I came across the following statement while reading notes in a course about p-adic representations:

Let $ G$ be a topological group and let $ A \subseteq G $ be a compact subset and $ B \subseteq G$ be a closed subset. Then $ A \cdot B \subseteq G$ is closed.

Although the claim doesn’t seem to be too difficult, I didn’t find the proof to be immediate. I tried googling a bit and found the following math.stackexchange question, but the accepted answer there is wrong. Furthermore, the solution assumes that the space is regular, which was fine in my case since I was dealing with a metrizable space, but the statement is true also without this assumption. I’ve found this solution which I want to explain.

We want to show that $ G \setminus \left({A \cdot B}\right) $ is open.
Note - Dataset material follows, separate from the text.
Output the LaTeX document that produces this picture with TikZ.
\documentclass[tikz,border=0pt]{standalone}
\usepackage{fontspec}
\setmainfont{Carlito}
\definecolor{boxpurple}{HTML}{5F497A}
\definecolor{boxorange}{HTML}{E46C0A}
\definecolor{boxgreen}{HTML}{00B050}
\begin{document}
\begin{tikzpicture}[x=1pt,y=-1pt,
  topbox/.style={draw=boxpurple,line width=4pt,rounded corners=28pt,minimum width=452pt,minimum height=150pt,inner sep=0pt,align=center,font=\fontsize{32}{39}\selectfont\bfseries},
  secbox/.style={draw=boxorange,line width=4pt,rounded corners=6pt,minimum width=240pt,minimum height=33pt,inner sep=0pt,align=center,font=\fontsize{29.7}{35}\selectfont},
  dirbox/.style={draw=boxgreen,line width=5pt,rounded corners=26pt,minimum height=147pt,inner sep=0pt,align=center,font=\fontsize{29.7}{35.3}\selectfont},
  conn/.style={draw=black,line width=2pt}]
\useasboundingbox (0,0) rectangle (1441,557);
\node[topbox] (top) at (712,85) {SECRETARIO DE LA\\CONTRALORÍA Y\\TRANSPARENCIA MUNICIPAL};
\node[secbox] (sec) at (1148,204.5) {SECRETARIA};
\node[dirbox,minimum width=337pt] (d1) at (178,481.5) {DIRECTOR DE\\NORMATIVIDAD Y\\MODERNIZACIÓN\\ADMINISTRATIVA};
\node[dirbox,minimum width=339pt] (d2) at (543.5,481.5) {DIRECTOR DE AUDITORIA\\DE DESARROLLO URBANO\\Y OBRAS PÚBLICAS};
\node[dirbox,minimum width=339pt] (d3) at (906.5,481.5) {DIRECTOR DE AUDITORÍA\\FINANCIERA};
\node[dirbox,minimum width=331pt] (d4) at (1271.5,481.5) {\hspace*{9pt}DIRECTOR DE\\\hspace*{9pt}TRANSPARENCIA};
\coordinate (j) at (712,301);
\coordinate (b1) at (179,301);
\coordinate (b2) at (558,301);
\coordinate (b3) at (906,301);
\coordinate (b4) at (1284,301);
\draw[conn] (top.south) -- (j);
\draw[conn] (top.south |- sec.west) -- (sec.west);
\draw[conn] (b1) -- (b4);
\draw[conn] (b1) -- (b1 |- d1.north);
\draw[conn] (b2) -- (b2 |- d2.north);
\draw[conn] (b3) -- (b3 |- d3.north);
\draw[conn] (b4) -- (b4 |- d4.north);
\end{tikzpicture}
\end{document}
Let $ x \in G \setminus \left({A \cdot B}\right) $ . For every $ a \in A $ we have that $ a^{-1} \cdot x \notin B $ . Consider the map $ m:G \times G \rightarrow G $ defined by $ m(g,h) = g^{-1} \cdot h $ . Then $ m$ is continuous. Since $ B $ is closed, $ G \setminus B $ is open, and therefore $ m^{-1}(G \setminus B) $ is open. Since for every $ a \in A $ , we have $ m(a,x) = a^{-1} \cdot x \notin B $ , we have $ (a, x) \in m^{-1}(G \setminus B)$ and since the latter is open, there exists open subsets of $ G $ with $ a \in U_a, x \in V_a $ such that $ m(U_a \times V_a) \subseteq G \setminus B $ .
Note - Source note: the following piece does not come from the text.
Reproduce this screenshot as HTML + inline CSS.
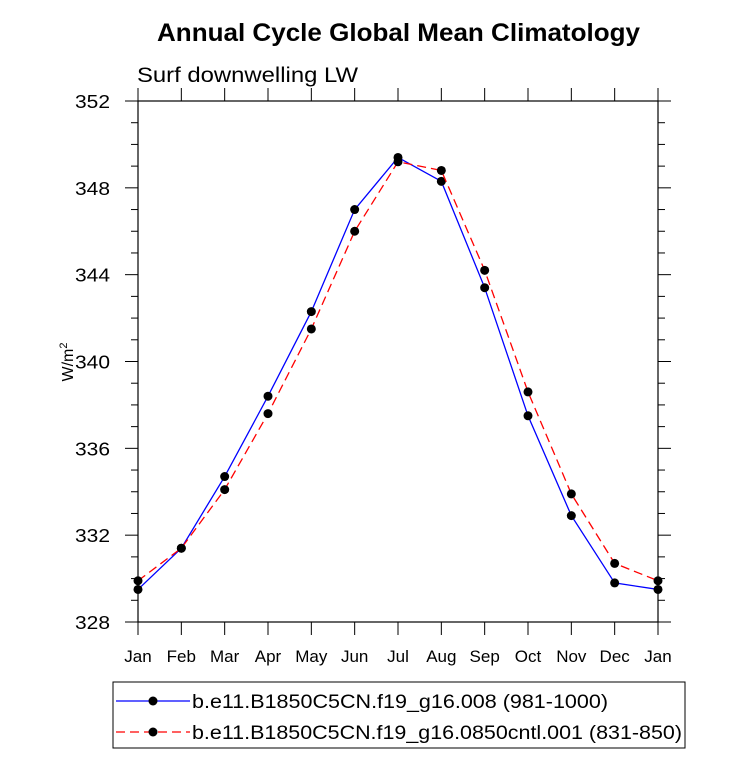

Consider the following open cover of $ A $ : $ A \subseteq \bigcup_{a \in A} U_a $ . Since $ A $ is compact, this cover admits a finite sub-cover $ A \subseteq \bigcup_{i \in 1}^N U_{a_i} $ . Define $ V = \bigcap_{i = 1}^N V_{a_i} $ . Then $ V $ is open with $ x \in V $ . We claim that $ V \subseteq G \setminus \left({A \cdot B}\right) $ : otherwise there exists $ a \in A, b \in B $ with $ a \cdot b \in V $ . Since $ a \in A $ , we have that $ a \in U_{a_i} $ for some $ i $ . Then $ ab \in V \subseteq V_{a_i} $ and $ m(a,ab) = a^{-1} \cdot (ab) = b \in B $ , which is a contradiction since $ U_{a_i} \times V_{a_i} \subseteq m^{-1}(G \setminus B)$ .
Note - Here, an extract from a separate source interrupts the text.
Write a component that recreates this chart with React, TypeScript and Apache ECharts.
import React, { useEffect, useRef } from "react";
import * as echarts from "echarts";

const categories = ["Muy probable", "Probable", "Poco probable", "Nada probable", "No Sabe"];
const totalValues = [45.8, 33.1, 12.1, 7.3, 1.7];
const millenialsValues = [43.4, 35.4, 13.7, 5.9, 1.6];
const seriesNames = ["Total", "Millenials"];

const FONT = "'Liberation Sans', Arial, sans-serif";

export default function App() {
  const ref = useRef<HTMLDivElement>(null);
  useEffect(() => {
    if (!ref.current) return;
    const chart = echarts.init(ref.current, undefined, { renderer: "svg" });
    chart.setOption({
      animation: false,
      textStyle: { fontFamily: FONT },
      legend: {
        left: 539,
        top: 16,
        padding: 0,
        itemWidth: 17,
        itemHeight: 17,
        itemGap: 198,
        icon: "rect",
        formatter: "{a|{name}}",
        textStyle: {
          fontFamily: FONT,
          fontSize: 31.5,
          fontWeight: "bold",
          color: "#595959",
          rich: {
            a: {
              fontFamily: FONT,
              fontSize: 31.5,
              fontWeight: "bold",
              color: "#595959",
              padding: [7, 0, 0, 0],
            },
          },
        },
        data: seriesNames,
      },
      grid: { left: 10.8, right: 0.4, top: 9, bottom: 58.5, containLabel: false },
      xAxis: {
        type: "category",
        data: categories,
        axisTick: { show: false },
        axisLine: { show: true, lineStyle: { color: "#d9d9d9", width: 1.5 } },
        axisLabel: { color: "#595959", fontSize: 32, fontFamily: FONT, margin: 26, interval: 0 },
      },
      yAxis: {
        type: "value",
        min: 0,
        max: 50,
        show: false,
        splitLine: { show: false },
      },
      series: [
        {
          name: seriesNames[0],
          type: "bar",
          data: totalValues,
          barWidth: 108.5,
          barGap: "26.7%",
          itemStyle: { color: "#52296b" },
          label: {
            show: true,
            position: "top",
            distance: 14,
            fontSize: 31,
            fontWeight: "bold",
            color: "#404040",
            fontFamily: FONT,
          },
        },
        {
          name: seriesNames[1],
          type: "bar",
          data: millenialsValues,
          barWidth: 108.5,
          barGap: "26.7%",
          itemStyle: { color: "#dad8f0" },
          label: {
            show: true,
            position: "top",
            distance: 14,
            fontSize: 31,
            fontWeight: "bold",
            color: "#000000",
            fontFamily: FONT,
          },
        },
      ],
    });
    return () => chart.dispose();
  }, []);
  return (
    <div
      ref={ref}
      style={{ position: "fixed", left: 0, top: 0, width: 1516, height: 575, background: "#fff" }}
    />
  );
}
Note that this proof doesn’t assume that $ G $ is Hausdorff.

Also note that the claim isn’t true if the assumption that $ A $ is compact is replaced with the assumption that $ A $ is closed: we can take in this case $ A = \{ (t, \frac{1}{t} ) \mid t > 0 \} $ , $ B = \{ (t, -\frac{1}{t} ) \mid t > 0 \} $ . The set $ A + B$ clearly contains the sequence $ (\frac{1}{n}, 0) $ but $ (0,0) \notin A + B $ .